As per the latest numbers reported by independent news organizations, the army has killed at least 100 Rohingya civilians, including men, women and children, in just two weeks — again, all based on mere speculation.

Meanwhile, state media figures differ greatly, stating “no more than 33 people” have been killed at the hands of security forces during the crackdown.

The Rohingya people claim the military is using the border attacks as an excuse to further persecute the already-beleaguered, stateless community.

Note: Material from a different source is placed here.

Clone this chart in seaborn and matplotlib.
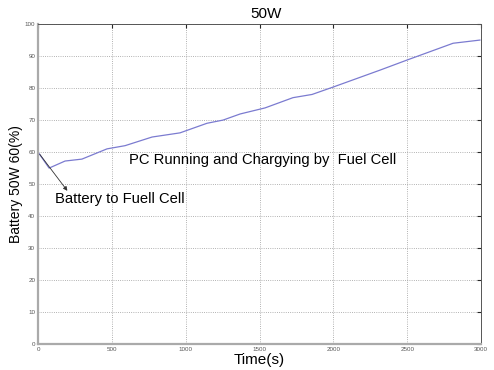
import numpy as np
import pandas as pd
import matplotlib
matplotlib.use("Agg")
import matplotlib.pyplot as plt
import seaborn as sns

# values
time_s = [0, 75, 183, 297, 467, 589, 772, 961, 1144, 1253, 1368, 1537,
          1726, 1855, 1997, 2315, 2498, 2810, 2993]
battery = [60, 55, 57.2, 57.8, 61, 62, 64.7, 66, 69, 70, 71.9, 73.8,
           77, 78, 80.3, 85.6, 88.75, 94, 95]
x_ticks = [0, 500, 1000, 1500, 2000, 2500, 3000]
y_ticks = list(range(0, 101, 10))

df = pd.DataFrame({"Time(s)": time_s, "Battery": battery})

sns.set_style("white")
plt.rcParams["font.family"] = ["Liberation Sans", "DejaVu Sans"]
plt.rcParams["text.color"] = "black"
plt.rcParams["axes.labelcolor"] = "black"

fig = plt.figure(figsize=(4.94, 3.70), dpi=100)
ax = fig.add_axes([0.077, 0.070, 0.897, 0.865])
sns.lineplot(data=df, x="Time(s)", y="Battery", ax=ax, color="#7b7bd0", lw=0.9)

ax.set_xlim(0, 3000)
ax.set_ylim(0, 100)
ax.set_xticks(x_ticks)
ax.set_yticks(y_ticks)
ax.tick_params(direction="in", length=3, labelsize=4.5, labelcolor="#555555",
               top=True, right=True, pad=2)
ax.grid(True, linestyle=":", color="#999999", lw=0.6)
for s in ["top", "right"]:
    ax.spines[s].set_color("#555555")
    ax.spines[s].set_linewidth(0.7)
for s in ["left", "bottom"]:
    ax.spines[s].set_color("#aaaaaa")
    ax.spines[s].set_linewidth(1.6)

ax.set_title("50W", fontsize=11, pad=4, x=0.515)
ax.set_xlabel("Time(s)", fontsize=11, labelpad=0.5)
ax.set_ylabel("Battery 50W 60(%)", fontsize=10, labelpad=1)

ax.annotate("", xy=(210, 47.2), xytext=(0, 60),
            arrowprops=dict(arrowstyle="-|>", color="#333333", lw=0.6,
                            mutation_scale=6))
ax.text(115, 45.3, "Battery to Fuell Cell", fontsize=10.6, va="center", ha="left")
ax.text(616, 57.5, "PC Running and Chargying by  Fuel Cell", fontsize=10.6,
        va="center", ha="left")

fig.savefig("out.png", dpi=100)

Chris Lewa of the Arakan Project, a human rights group based in Asia, said the army is implementing "typical counter-insurgency measures against civilians,” such as "shooting civilians on sight, burning homes, looting property and arbitrary arrests.”

So far, the Rohingya in Myanmar were largely under attack from extremist Buddhists as well as the government’s deafening silence. However, the purported involvement of the country’s security forces signals an even worse time for a community that’s been persecuted for decades.

It’s not like the Myanmar military’s role in repressing the Rohingya people is totally unheard of. In 2014, the Women’s League of Burma alleged Burmese soldiers were raping Rohingya women to “demoralize and destroy the fabric of ethnic [minority] communities.”

Still, the security forces partaking in hostilities against the Rohingya could embolden Buddhist extremists and bolster their hate campaign, thereby causing state-sanctioned bloodshed.

The latest bout of unrest comes only a month after Myanmar’s de facto leader and Nobel Peace Prize winner Aung San Suu Kyi oversaw a special nine-member panel to address the Rohingya crisis.

It was a small but much-needed step taken by any Burmese administration in years to find a solution to resolve the conflict between the Buddhist majority and the Muslim minority group.

However, considering the violent and extra-judicial force the military is using against the Rohingya people, it is difficult to believe a resolution is possible anytime soon.